Siły specjalne są coraz częściej wykorzystywane w Europie Wschodniej. Na uwagę zasługuje wyszkolenie przez nie neonazistów biorących udział w zamachu stanu w Kijowie, co potwierdza dokumentacja fotograficzna przedstawiająca ukraińskich neonazistów z Una-Unso szkolonych od 2006 roku w Estonii.
Ale USSOCOM spogląda nieco dalej: jego „Wizja 2020 (Vision 2020)” przewiduje „rozbudowywanie globalnej sieci operacyjnych sił specjalnych” w tym w krajach sojuszniczych takich jak np. Włochy lojalnych dowództwu USA.

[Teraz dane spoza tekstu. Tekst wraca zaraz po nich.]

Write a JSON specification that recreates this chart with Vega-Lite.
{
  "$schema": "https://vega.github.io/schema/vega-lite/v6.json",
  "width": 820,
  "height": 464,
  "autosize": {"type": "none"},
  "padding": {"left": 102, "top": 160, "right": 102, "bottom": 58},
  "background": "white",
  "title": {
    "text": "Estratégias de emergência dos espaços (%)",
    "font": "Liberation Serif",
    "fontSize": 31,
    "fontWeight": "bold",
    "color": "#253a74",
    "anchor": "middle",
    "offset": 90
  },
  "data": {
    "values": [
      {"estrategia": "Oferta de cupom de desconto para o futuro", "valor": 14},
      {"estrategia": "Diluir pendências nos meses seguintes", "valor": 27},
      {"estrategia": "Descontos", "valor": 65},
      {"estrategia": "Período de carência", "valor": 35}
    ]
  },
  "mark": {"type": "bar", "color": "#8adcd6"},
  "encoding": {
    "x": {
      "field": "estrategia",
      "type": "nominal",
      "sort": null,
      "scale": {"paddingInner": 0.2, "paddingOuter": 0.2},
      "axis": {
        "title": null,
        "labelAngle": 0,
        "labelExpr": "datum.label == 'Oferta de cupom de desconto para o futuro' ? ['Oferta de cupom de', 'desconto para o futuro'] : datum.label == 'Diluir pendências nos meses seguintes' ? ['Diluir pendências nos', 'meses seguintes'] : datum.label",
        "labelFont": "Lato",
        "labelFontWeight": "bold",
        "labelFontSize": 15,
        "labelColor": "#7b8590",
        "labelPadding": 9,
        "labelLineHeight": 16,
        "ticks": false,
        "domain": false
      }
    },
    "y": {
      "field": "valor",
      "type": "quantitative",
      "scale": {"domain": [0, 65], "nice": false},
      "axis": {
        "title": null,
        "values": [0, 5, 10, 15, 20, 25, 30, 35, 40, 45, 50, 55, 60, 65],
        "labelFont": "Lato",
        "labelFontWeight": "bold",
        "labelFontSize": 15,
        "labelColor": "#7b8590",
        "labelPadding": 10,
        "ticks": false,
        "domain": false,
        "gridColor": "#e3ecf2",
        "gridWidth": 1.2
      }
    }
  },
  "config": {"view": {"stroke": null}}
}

W ten sposób decyzja, aby przejść do wojny staje się bardziej wyłączną domeną energetyczno-mafijnych korporacji a parlamenty stracą na mocy decyzyjnej. Wojna zniknie z oczu opinii publicznej powszechnie przyzwyczajonej do wierzenia w to co widzi, co istnieje w massmediach, a właściwie do wypaczonej prawdy i sfałszowanej rzeczywistości.

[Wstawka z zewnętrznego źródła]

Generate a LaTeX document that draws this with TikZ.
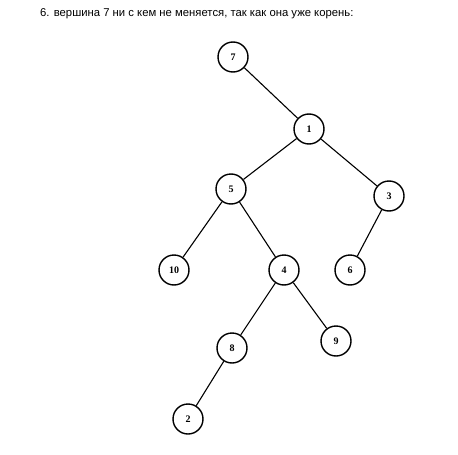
\documentclass[tikz,border=0pt]{standalone}
\usepackage{fontspec}
\setmainfont{Liberation Serif}
\newfontfamily\titlefont{Liberation Sans}
\begin{document}
\begin{tikzpicture}[x=1pt,y=-1pt,
  vert/.style={circle,draw,line width=1.4pt,minimum size=30pt,inner sep=0pt,font=\fontsize{10}{11}\selectfont\bfseries},
  edge/.style={line width=1.1pt}]
\useasboundingbox (0,0) rectangle (458,455);
\node[anchor=west,inner sep=0pt,font=\titlefont\fontsize{11.3}{13}\selectfont] (title) at (40,14) {6. вершина 7 ни с кем не меняется, так как она уже корень:};
\node[vert] (n7) at (233,57) {7};
\node[vert] (n1) at (309,129) {1};
\node[vert] (n5) at (231,189) {5};
\node[vert] (n3) at (389,196) {3};
\node[vert] (n10) at (174,270) {10};
\node[vert] (n4) at (284,270) {4};
\node[vert] (n6) at (350,270) {6};
\node[vert] (n8) at (232,348) {8};
\node[vert] (n9) at (336,341) {9};
\node[vert] (n2) at (188,419) {2};
\draw[edge] (n7) -- (n1);
\draw[edge] (n1) -- (n5);
\draw[edge] (n1) -- (n3);
\draw[edge] (n5) -- (n10);
\draw[edge] (n5) -- (n4);
\draw[edge] (n3) -- (n6);
\draw[edge] (n4) -- (n8);
\draw[edge] (n4) -- (n9);
\draw[edge] (n8) -- (n2);
\end{tikzpicture}
\end{document}
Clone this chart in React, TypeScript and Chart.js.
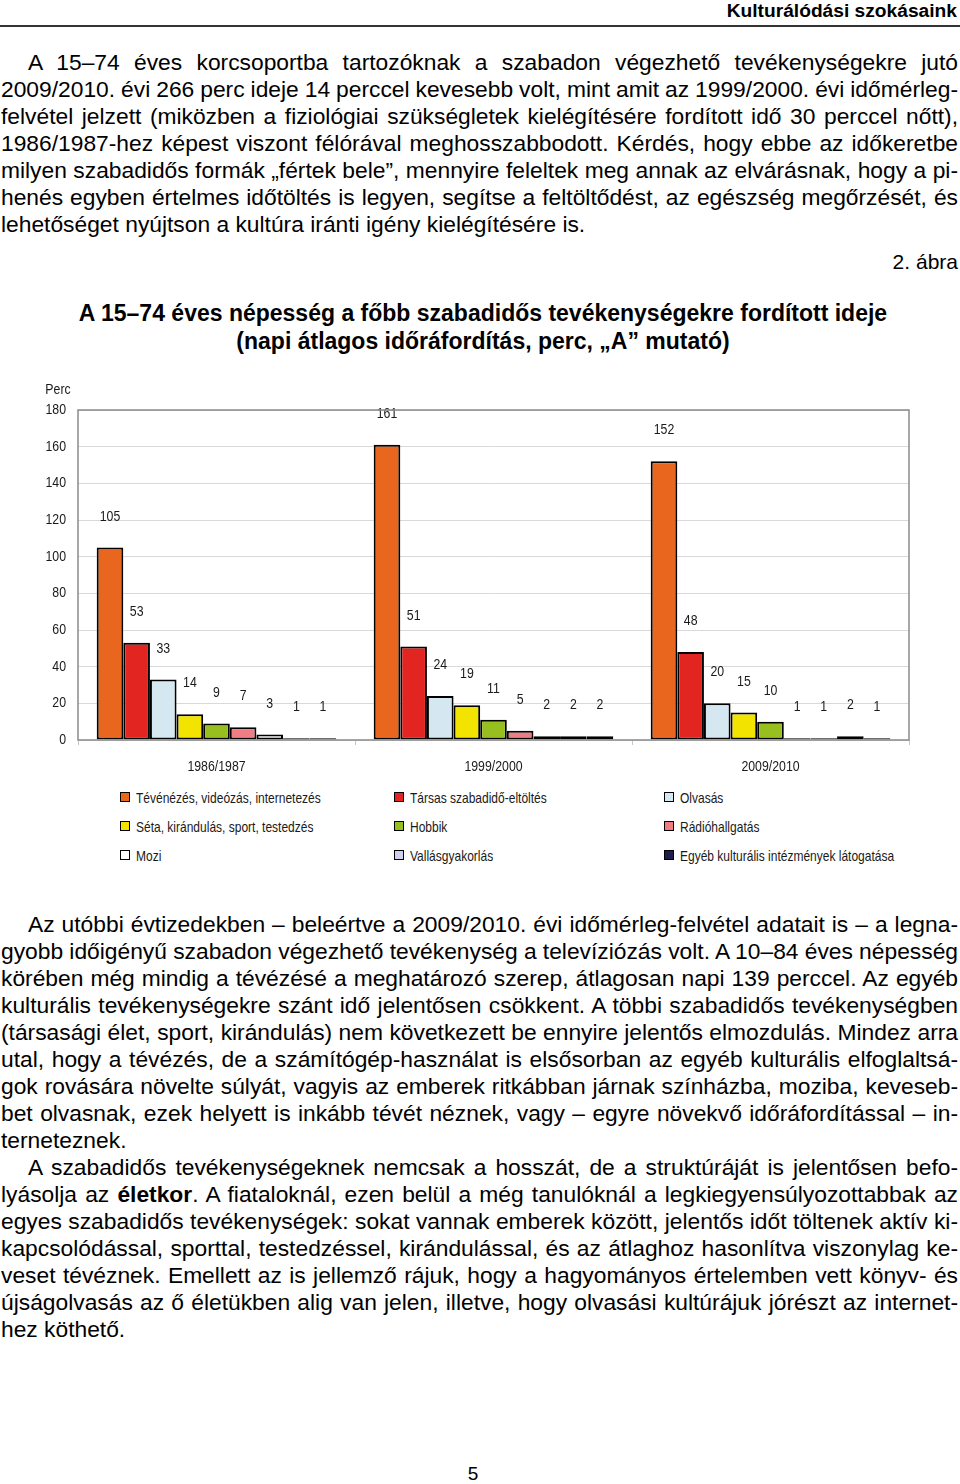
import React, { useEffect, useRef } from "react";
import { Chart, registerables } from "chart.js";

Chart.register(...registerables);

const categories = ["1986/1987", "1999/2000", "2009/2010"];

const seriesNames = [
  "Tévénézés, videózás, internetezés",
  "Társas szabadidő-eltöltés",
  "Olvasás",
  "Séta, kirándulás, sport, testedzés",
  "Hobbik",
  "Rádióhallgatás",
  "Mozi",
  "Vallásgyakorlás",
  "Egyéb kulturális intézmények látogatása",
];

const tvValues = [105, 161, 152];
const tarsasValues = [53, 51, 48];
const olvasasValues = [33, 24, 20];
const setaValues = [14, 19, 15];
const hobbiValues = [9, 11, 10];
const radioValues = [7, 5, 1];
const moziValues = [3, 2, 1];
const vallasValues = [1, 2, 2];
const egyebValues = [1, 2, 1];

const seriesValues = [
  tvValues,
  tarsasValues,
  olvasasValues,
  setaValues,
  hobbiValues,
  radioValues,
  moziValues,
  vallasValues,
  egyebValues,
];

const seriesColors = [
  "#E9661E",
  "#E32522",
  "#D5E8F2",
  "#F2E400",
  "#96BF1F",
  "#EE7E84",
  "#FFFFFF",
  "#D0D0EC",
  "#1C1F4B",
];

const yTicks = [0, 20, 40, 60, 80, 100, 120, 140, 160, 180];
const yAxisTitle = "Perc";

const ARIAL = '"Liberation Sans", Arial, sans-serif';
const NARROW_SCALE = 0.82;
const LEGEND_SCALE = 0.8;

type LineT = { t: React.ReactNode; last?: boolean; indent?: boolean };

const para1: LineT[] = [
  { t: "A 15–74 éves korcsoportba tartozóknak a szabadon végezhető tevékenységekre jutó", indent: true },
  { t: "2009/2010. évi 266 perc ideje 14 perccel kevesebb volt, mint amit az 1999/2000. évi időmérleg-" },
  { t: "felvétel jelzett (miközben a fiziológiai szükségletek kielégítésére fordított idő 30 perccel nőtt)," },
  { t: "1986/1987-hez képest viszont félórával meghosszabbodott. Kérdés, hogy ebbe az időkeretbe" },
  { t: "milyen szabadidős formák „fértek bele”, mennyire feleltek meg annak az elvárásnak, hogy a pi-" },
  { t: "henés egyben értelmes időtöltés is legyen, segítse a feltöltődést, az egészség megőrzését, és" },
  { t: "lehetőséget nyújtson a kultúra iránti igény kielégítésére is.", last: true },
];

const para2: LineT[] = [
  { t: "Az utóbbi évtizedekben – beleértve a 2009/2010. évi időmérleg-felvétel adatait is – a legna-", indent: true },
  { t: "gyobb időigényű szabadon végezhető tevékenység a televíziózás volt. A 10–84 éves népesség" },
  { t: "körében még mindig a tévézésé a meghatározó szerep, átlagosan napi 139 perccel. Az egyéb" },
  { t: "kulturális tevékenységekre szánt idő jelentősen csökkent. A többi szabadidős tevékenységben" },
  { t: "(társasági élet, sport, kirándulás) nem következett be ennyire jelentős elmozdulás. Mindez arra" },
  { t: "utal, hogy a tévézés, de a számítógép-használat is elsősorban az egyéb kulturális elfoglaltsá-" },
  { t: "gok rovására növelte súlyát, vagyis az emberek ritkábban járnak színházba, moziba, keveseb-" },
  { t: "bet olvasnak, ezek helyett is inkább tévét néznek, vagy – egyre növekvő időráfordítással – in-" },
  { t: "terneteznek.", last: true },
  { t: "A szabadidős tevékenységeknek nemcsak a hosszát, de a struktúráját is jelentősen befo-", indent: true },
  {
    t: (
      <>
        lyásolja az <b>életkor</b>. A fiataloknál, ezen belül a még tanulóknál a legkiegyensúlyozottabbak az
      </>
    ),
  },
  { t: "egyes szabadidős tevékenységek: sokat vannak emberek között, jelentős időt töltenek aktív ki-" },
  { t: "kapcsolódással, sporttal, testedzéssel, kirándulással, és az átlaghoz hasonlítva viszonylag ke-" },
  { t: "veset tévéznek. Emellett az is jellemző rájuk, hogy a hagyományos értelemben vett könyv- és" },
  { t: "újságolvasás az ő életükben alig van jelen, illetve, hogy olvasási kultúrájuk jórészt az internet-" },
  { t: "hez köthető.", last: true },
];

function Para({ lines, top }: { lines: LineT[]; top: number }) {
  return (
    <div
      style={{
        position: "absolute",
        left: 1,
        top,
        width: 957,
        fontFamily: ARIAL,
        fontSize: 22.8,
        lineHeight: "27px",
        color: "#000",
      }}
    >
      {lines.map((l, i) => (
        <div
          key={i}
          style={{
            height: 27,
            whiteSpace: "nowrap",
            wordSpacing: l.last ? "0px" : "-3px",
            textAlign: l.last ? "left" : "justify",
            textAlignLast: l.last ? "left" : "justify",
            paddingLeft: l.indent ? 27 : 0,
          }}
        >
          {l.t}
        </div>
      ))}
    </div>
  );
}

function narrowText(ctx: CanvasRenderingContext2D, text: string, x: number, y: number, align: CanvasTextAlign, size = 15) {
  ctx.save();
  ctx.translate(x, y);
  ctx.scale(NARROW_SCALE, 1);
  ctx.font = `${size}px ${ARIAL}`;
  ctx.fillStyle = "#1a1a1a";
  ctx.textAlign = align;
  ctx.textBaseline = "middle";
  ctx.fillText(text, 0, 0);
  ctx.restore();
}

const labelPlugin = {
  id: "valueLabels",
  afterDatasetsDraw(chart: any) {
    const ctx = chart.ctx;
    chart.data.datasets.forEach((ds: any, di: number) => {
      const meta = chart.getDatasetMeta(di);
      meta.data.forEach((bar: any, i: number) => {
        narrowText(ctx, String(ds.data[i]), bar.x, bar.y - 31, "center");
      });
    });
  },
};

const framePlugin = {
  id: "frame",
  afterDraw(chart: any) {
    const { ctx, chartArea, scales } = chart;
    ctx.save();
    ctx.strokeStyle = "#8a8a8a";
    ctx.lineWidth = 1.5;
    ctx.strokeRect(chartArea.left, chartArea.top, chartArea.right - chartArea.left, chartArea.bottom - chartArea.top);
    ctx.restore();
    narrowText(ctx, yAxisTitle, 58, 10, "center");
    yTicks.forEach((v) => {
      narrowText(ctx, String(v), 66, scales.y.getPixelForValue(v), "right");
    });
    categories.forEach((c, i) => {
      narrowText(ctx, c, scales.x.getPixelForValue(i), 387, "center");
    });
  },
};

function BarChart() {
  const ref = useRef<HTMLCanvasElement>(null);
  useEffect(() => {
    if (!ref.current) return;
    const chart = new Chart(ref.current, {
      type: "bar",
      data: {
        labels: categories,
        datasets: seriesNames.map((name, i) => ({
          label: name,
          data: seriesValues[i],
          backgroundColor: seriesColors[i],
          borderColor: "#000",
          borderWidth: 2,
          borderSkipped: false,
          categoryPercentage: 0.865,
          barPercentage: 1,
        })),
      },
      options: {
        responsive: false,
        animation: false,
        devicePixelRatio: 1,
        layout: { padding: { left: 0, right: 51, top: 30, bottom: 0 } },
        plugins: { legend: { display: false }, tooltip: { enabled: false }, title: { display: false } },
        scales: {
          x: {
            afterFit: (s: any) => {
              s.height = 40;
            },
            grid: { drawOnChartArea: false, drawTicks: true, tickLength: 5, color: "#c8c8c8", offset: true },
            border: { display: false },
            ticks: { display: false },
          },
          y: {
            min: 0,
            max: 180,
            afterFit: (s: any) => {
              s.width = 78;
            },
            afterBuildTicks: (s: any) => {
              s.ticks = yTicks.map((v) => ({ value: v }));
            },
            grid: { color: "#d9d9d9", lineWidth: 1, drawTicks: false },
            border: { display: false },
            ticks: { display: false },
          },
        },
      },
      plugins: [labelPlugin, framePlugin],
    });
    return () => chart.destroy();
  }, []);
  return <canvas ref={ref} width={960} height={400} style={{ position: "absolute", left: 0, top: 380 }} />;
}

const legendCols = [120, 394, 664];
const legendRows = [797, 826, 855];

export default function App() {
  return (
    <div style={{ position: "absolute", left: 0, top: 0, width: 960, height: 1484, background: "#fff", overflow: "hidden" }}>
      <div
        style={{
          position: "absolute",
          right: 3,
          top: 0,
          fontFamily: ARIAL,
          fontWeight: "bold",
          fontSize: 19.2,
          lineHeight: "22px",
          color: "#000",
        }}
      >
        Kulturálódási szokásaink
      </div>
      <div style={{ position: "absolute", left: 0, top: 25, width: 960, height: 2, background: "#333" }} />
      <Para lines={para1} top={49} />
      <div style={{ position: "absolute", right: 2, top: 248, fontFamily: ARIAL, fontSize: 21, lineHeight: "27px" }}>2. ábra</div>
      <div
        style={{
          position: "absolute",
          left: 0,
          top: 299,
          width: 966,
          textAlign: "center",
          fontFamily: ARIAL,
          fontWeight: "bold",
          fontSize: 23,
          lineHeight: "28px",
        }}
      >
        <div>A 15–74 éves népesség a főbb szabadidős tevékenységekre fordított ideje</div>
        <div>(napi átlagos időráfordítás, perc, „A” mutató)</div>
      </div>
      <BarChart />
      {seriesNames.map((name, i) => {
        const col = legendCols[i % 3];
        const row = legendRows[Math.floor(i / 3)];
        return (
          <div key={name} style={{ position: "absolute", left: col, top: row - 9, height: 18, display: "flex", alignItems: "center" }}>
            <div
              style={{
                width: 10,
                height: 10,
                boxSizing: "border-box",
                border: "1.5px solid #000",
                background: seriesColors[i],
                marginRight: 6,
                flex: "none",
              }}
            />
            <span
              style={{
                display: "inline-block",
                fontFamily: ARIAL,
                fontSize: 15,
                color: "#1a1a1a",
                whiteSpace: "nowrap",
                transform: `scaleX(${LEGEND_SCALE})`,
                transformOrigin: "left center",
              }}
            >
              {name}
            </span>
          </div>
        );
      })}
      <Para lines={para2} top={911} />
      <div style={{ position: "absolute", left: 463, width: 20, top: 1463, textAlign: "center", fontFamily: ARIAL, fontSize: 19, lineHeight: "22px" }}>
        5
      </div>
    </div>
  );
}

Tak samo jest z kampanią prowadzoną przez Biały Dom w celu uwolnienia uprowadzonych młodych nigeryjskich dziewcząt, podczas gdy w Jemenie kontrolowanym przez amerykańskie siły specjalne tysiące młodych dziewczynek i chłopców z Afryki co roku są zmuszane do niewolnictwa seksualnego dla zamożnych Jemeńczyków i Saudyjczyków, sojuszników Waszyngtonu.